Under the CDM projects in Asia till 2012, China deposited 55.8 per cent, India 29.2 per cent, Indonesia 2.3 per cent, Vietnam 3.6 per cent, Thailand 2.3 per cent, Malaysia 2.3 per cent, South Korea 1.3 per cent, Philippines 1.1 per cent, and Sri Lanka 0.4 per cent of all projects. Pakistan’s share was only 0.6 per cent.

Similarly, in terms of volume of CERs until 2012 in Asia, China’s carbon credit share was 72.7 per cent, India’s was 15.6 per cent, Vietnam’s was 1.0 per cent, Indonesia 1.6 per cent, Thailand 0.8 per cent, Malaysia 1.3 per cent, South Korea 5.8 per cent, Philippines 0.4 per cent, Sri Lanka 0.1 per cent, while Pakistan’s credit share was only 0.4 per cent.

The figures show that the CDM cell has done little to increase its share of the millions of dollars available for carbon credits.

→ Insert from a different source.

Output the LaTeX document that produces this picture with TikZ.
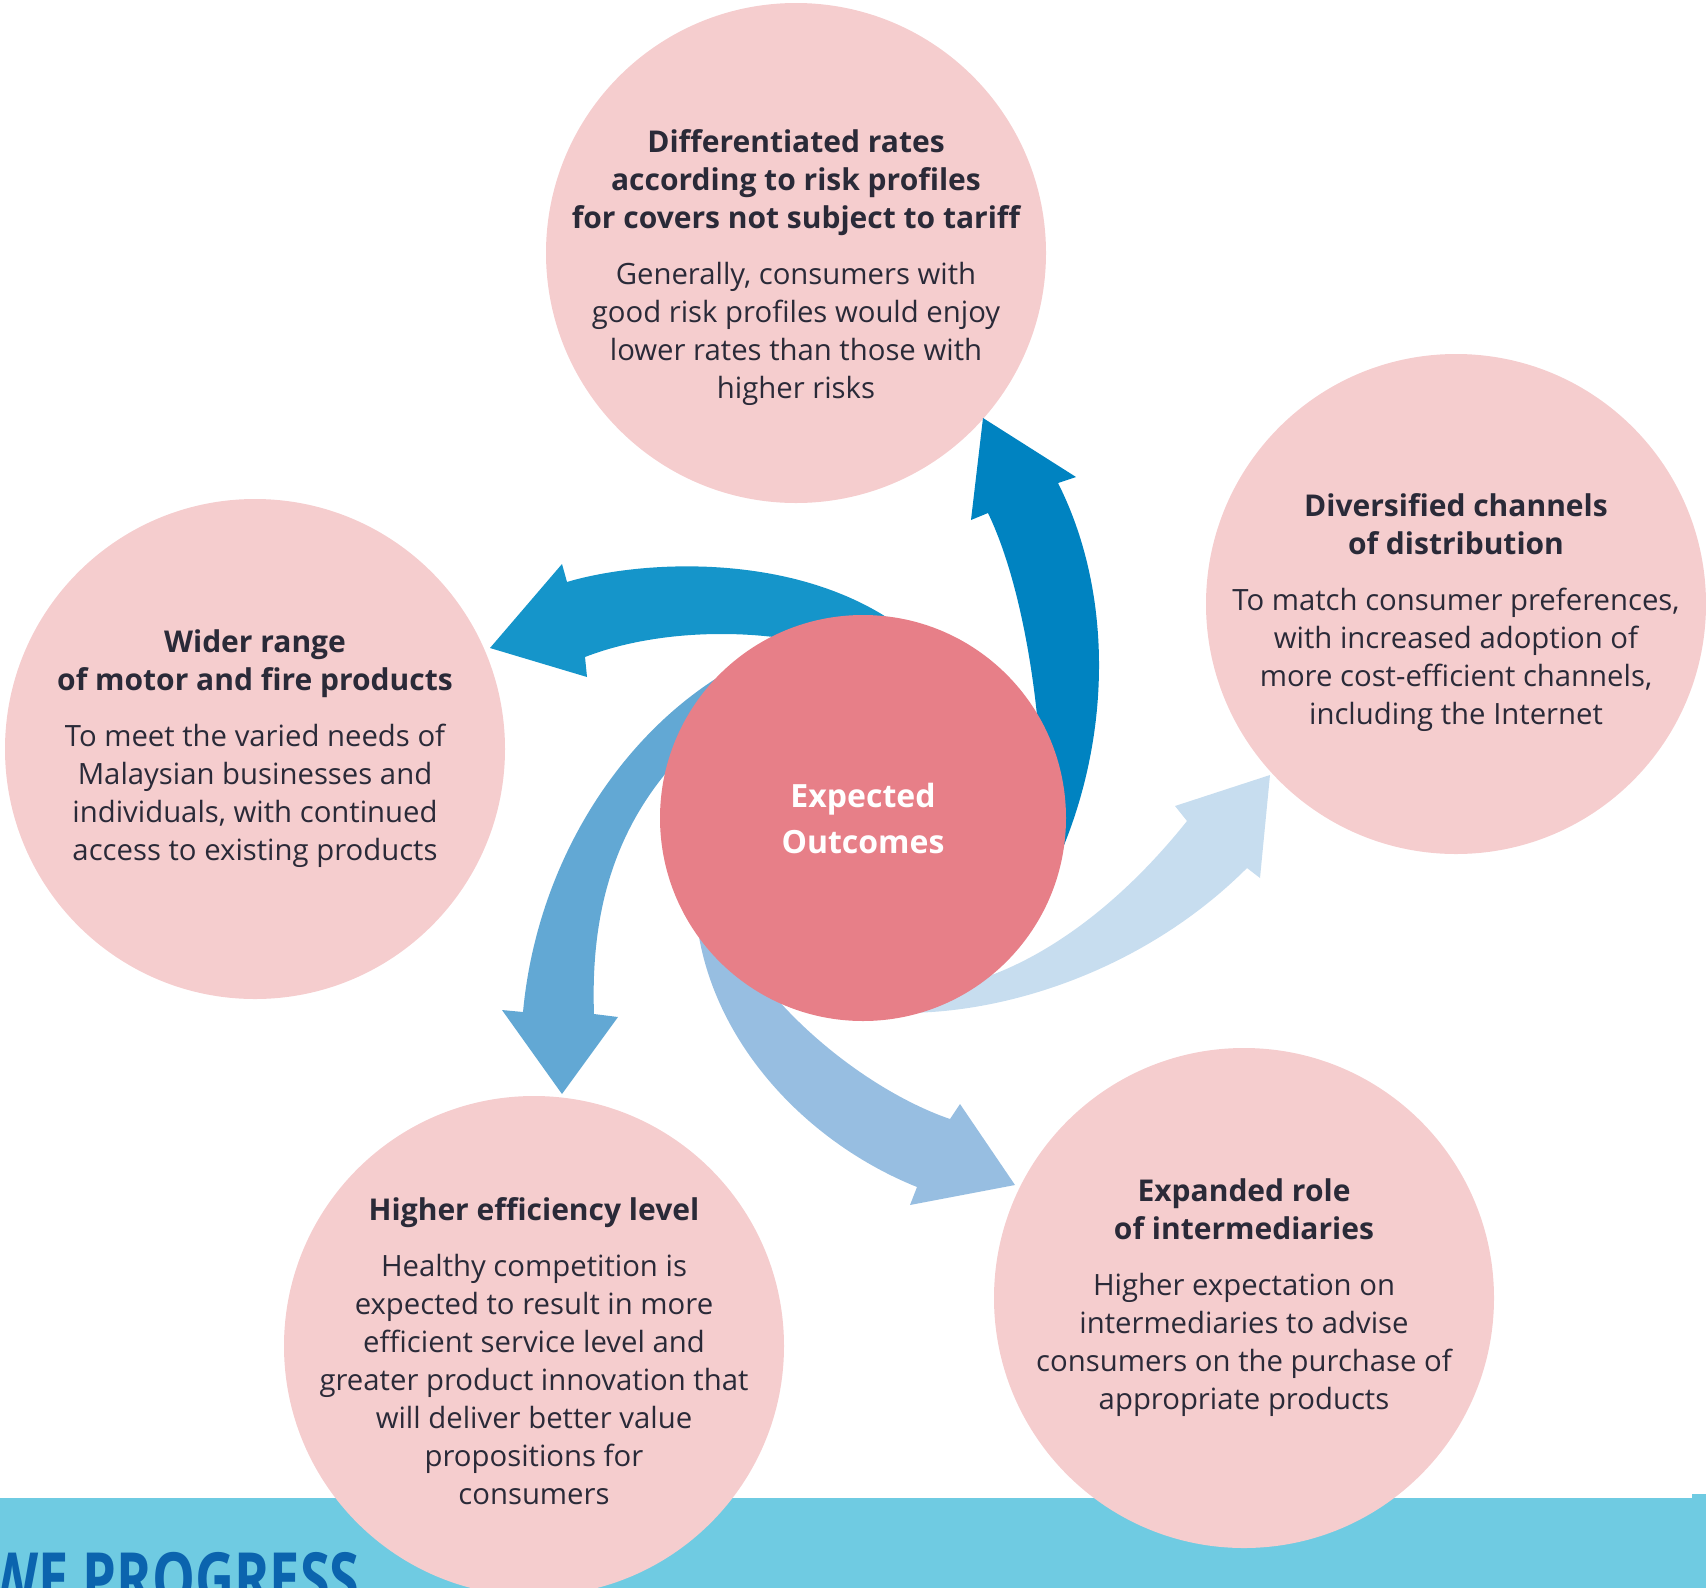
\documentclass[tikz,border=0pt]{standalone}
\usepackage{fontspec}
\usepackage{graphicx}
\setmainfont{Open Sans}
\definecolor{bubblec}{HTML}{F5CDCE}
\definecolor{hubc}{HTML}{E77F88}
\definecolor{txtc}{HTML}{2A2A38}
\definecolor{aone}{HTML}{0083C1}
\definecolor{atwo}{HTML}{1595CA}
\definecolor{athree}{HTML}{62A8D4}
\definecolor{afour}{HTML}{97BEE1}
\definecolor{afive}{HTML}{C7DDEF}
\definecolor{bannerc}{HTML}{6FCBE2}
\definecolor{wpc}{HTML}{0B64AE}
\newcommand{\ttl}[1]{{\fontsize{30}{37}\selectfont\bfseries #1}}
\begin{document}
\begin{tikzpicture}[x=1pt,y=-1pt,
  bubble/.style={circle, fill=bubblec, minimum size=500pt, inner sep=0pt,
    align=center, text=txtc, font=\fontsize{29.3}{38}\selectfont},
  btext/.style={align=center, text=txtc, inner sep=0pt, font=\fontsize{29.3}{38}\selectfont},
  hub/.style={circle, fill=hubc, minimum size=406pt, inner sep=0pt,
    align=center, text=white, font=\bfseries\fontsize{32}{46}\selectfont}]
\useasboundingbox (0,0) rectangle (1706,1588);
% banner
\fill[bannerc] (0,1498) rectangle (1706,1588);
\fill[bannerc] (1692,1494) rectangle (1706,1498);
\node[anchor=base west, inner sep=0pt, text=wpc, font=\bfseries\fontsize{72}{72}\selectfont] (wp) at (-14,1604) {\scalebox{0.75}[1]{WE PROGRESS}};
% bubbles
\node[bubble] (T) at (796,253) {};
\node[bubble] (R) at (1456,604) {};
\node[bubble] (L) at (255,749) {};
\node[bubble] (BL) at (534,1346) {};
\node[bubble] (BR) at (1244,1298) {};
\node[btext] (Tt) at ([yshift=-15pt]T.center) {\ttl{Differentiated rates}\\\ttl{according to risk profiles}\\\ttl{for covers not subject to tariff}\\[18pt]Generally, consumers with\\good risk profiles would enjoy\\lower rates than those with\\higher risks};
\node[btext] (Rt) at ([yshift=-9pt]R.center) {\ttl{Diversified channels}\\\ttl{of distribution}\\[18pt]To match consumer preferences,\\with increased adoption of\\more cost-efficient channels,\\including the Internet};
\node[btext] (Lt) at (L.center) {\ttl{Wider range}\\\ttl{of motor and fire products}\\[18pt]To meet the varied needs of\\Malaysian businesses and\\individuals, with continued\\access to existing products};
\node[btext] (BLt) at ([yshift=-5pt]BL.center) {\ttl{Higher efficiency level}\\[18pt]Healthy competition is\\expected to result in more\\efficient service level and\\greater product innovation that\\will deliver better value\\propositions for\\consumers};
\node[btext] (BRt) at (BR.center) {\ttl{Expanded role}\\\ttl{of intermediaries}\\[18pt]Higher expectation on\\intermediaries to advise\\consumers on the purchase of\\appropriate products};
% arrows
\fill[aone] (1062,850) .. controls (1112,730) and (1112,590) .. (1058,483) -- (1076,477) -- (983,418) -- (971,520) -- (988,513) .. controls (1030,600) and (1048,760) .. (1040,850) -- cycle;
\fill[atwo] (905,630) .. controls (800,550) and (640,560) .. (567,582) -- (562,564) -- (490,648) -- (587,677) -- (585,657) .. controls (680,620) and (820,630) .. (880,670) -- cycle;
\fill[athree] (800,640) .. controls (660,680) and (540,830) .. (523,1012) -- (502,1010) -- (562,1094) -- (618,1017) -- (594,1014) .. controls (590,900) and (620,800) .. (720,720) -- cycle;
\fill[afour] (740,950) .. controls (790,1030) and (880,1095) .. (950,1119) -- (960,1104) -- (1015,1185) -- (910,1205) -- (917,1187) .. controls (800,1140) and (700,1030) .. (695,900) -- cycle;
\fill[afive] (960,985) .. controls (1040,965) and (1120,905) .. (1187,821) -- (1175,806) -- (1270,775) -- (1260,878) -- (1247,868) .. controls (1140,975) and (990,1020) .. (880,1012) -- cycle;
% hub
\node[hub] (C) at (863,818) {Expected\\Outcomes};
\end{tikzpicture}
\end{document}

Though CDM cell officials regularly travel abroad on tours, no awareness programme, seminar or any other activity or capacity building programme has been carried out by the cell in 2014.

At the same time, no work has been done by the CDM cell to review, evaluate, and disseminate information, or approve projects for carbon credit during first 10 months of the current year.